═══ SOURCE DATA
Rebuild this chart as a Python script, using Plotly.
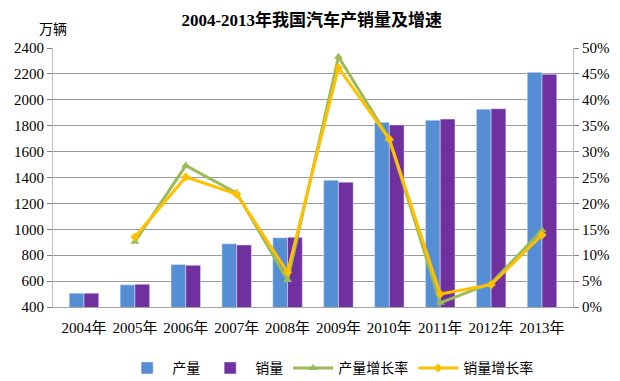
import plotly.graph_objects as go

years = ["2004年", "2005年", "2006年", "2007年", "2008年", "2009年", "2010年", "2011年", "2012年", "2013年"]
production = [507, 571, 728, 888, 935, 1379, 1826, 1842, 1927, 2212]
sales = [507, 576, 722, 879, 938, 1364, 1806, 1851, 1931, 2198]
prod_growth = [None, 12.6, 27.3, 22.0, 5.2, 48.3, 32.4, 0.8, 4.6, 14.8]
sales_growth = [None, 13.5, 25.1, 21.8, 6.7, 46.2, 32.4, 2.5, 4.3, 13.9]

left_ticks = list(range(400, 2401, 200))
right_ticks = list(range(0, 51, 5))
right_labels = [f"{v}%" for v in right_ticks]

serif = "Liberation Serif, Times New Roman, Noto Sans CJK SC, serif"

fig = go.Figure()
fig.add_trace(go.Bar(x=years, y=production, name="产量", marker=dict(color="#558ED5"), yaxis="y"))
fig.add_trace(go.Bar(x=years, y=sales, name="销量", marker=dict(color="#7030A0"), yaxis="y"))
fig.add_trace(go.Scatter(x=years, y=prod_growth, name="产量增长率", yaxis="y2", mode="lines+markers",
                         line=dict(color="#9BBB59", width=3),
                         marker=dict(symbol="triangle-up", size=8, color="#9BBB59")))
fig.add_trace(go.Scatter(x=years, y=sales_growth, name="销量增长率", yaxis="y2", mode="lines+markers",
                         line=dict(color="#FFC000", width=3),
                         marker=dict(symbol="diamond", size=7, color="#FFC000")))

fig.update_layout(
    width=620, height=381,
    margin=dict(l=45, r=55, t=40, b=82, autoexpand=False),
    paper_bgcolor="white", plot_bgcolor="white",
    barmode="group", bargap=0.42, bargroupgap=0,
    font=dict(family=serif, size=15, color="black"),
    title=dict(text="<b>2004-2013年我国汽车产销量及增速</b>", x=0.49, xanchor="center",
               y=0.969, yanchor="middle", font=dict(size=17, family=serif)),
    xaxis=dict(showline=True, linecolor="#A6A6A6", linewidth=1, ticks="", showgrid=False,
               tickfont=dict(size=15), ticklabelstandoff=7),
    yaxis=dict(range=[400, 2400], tickvals=left_ticks, showline=True, linecolor="#BFBFBF",
               ticks="outside", ticklen=5, tickcolor="#808080", showgrid=True, gridcolor="#9A9A9A",
               gridwidth=1, zeroline=False, tickfont=dict(size=15)),
    yaxis2=dict(range=[0, 50], tickvals=right_ticks, ticktext=right_labels, overlaying="y", side="right",
                showline=True, linecolor="#BFBFBF", ticks="outside", ticklen=5, tickcolor="#808080",
                showgrid=False, zeroline=False, tickfont=dict(size=15)),
    legend=dict(orientation="h", x=0.533, xanchor="center", y=-0.175, yanchor="top",
                font=dict(size=14), itemwidth=40, traceorder="normal"),
    annotations=[dict(text="万辆", xref="paper", yref="paper", x=0.0, y=1.07, xanchor="center",
                      yanchor="middle", showarrow=False, font=dict(size=14))],
)

fig.write_html("out.html")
══════
**GIVEN EXERCISE**
Restate the data word for word from its first line through the line with "import plotly.graph_objects as go", leaving out any picture along the way.

**WORKED SOLUTION**
Rebuild this chart as a Python script, using Plotly.
import plotly.graph_objects as go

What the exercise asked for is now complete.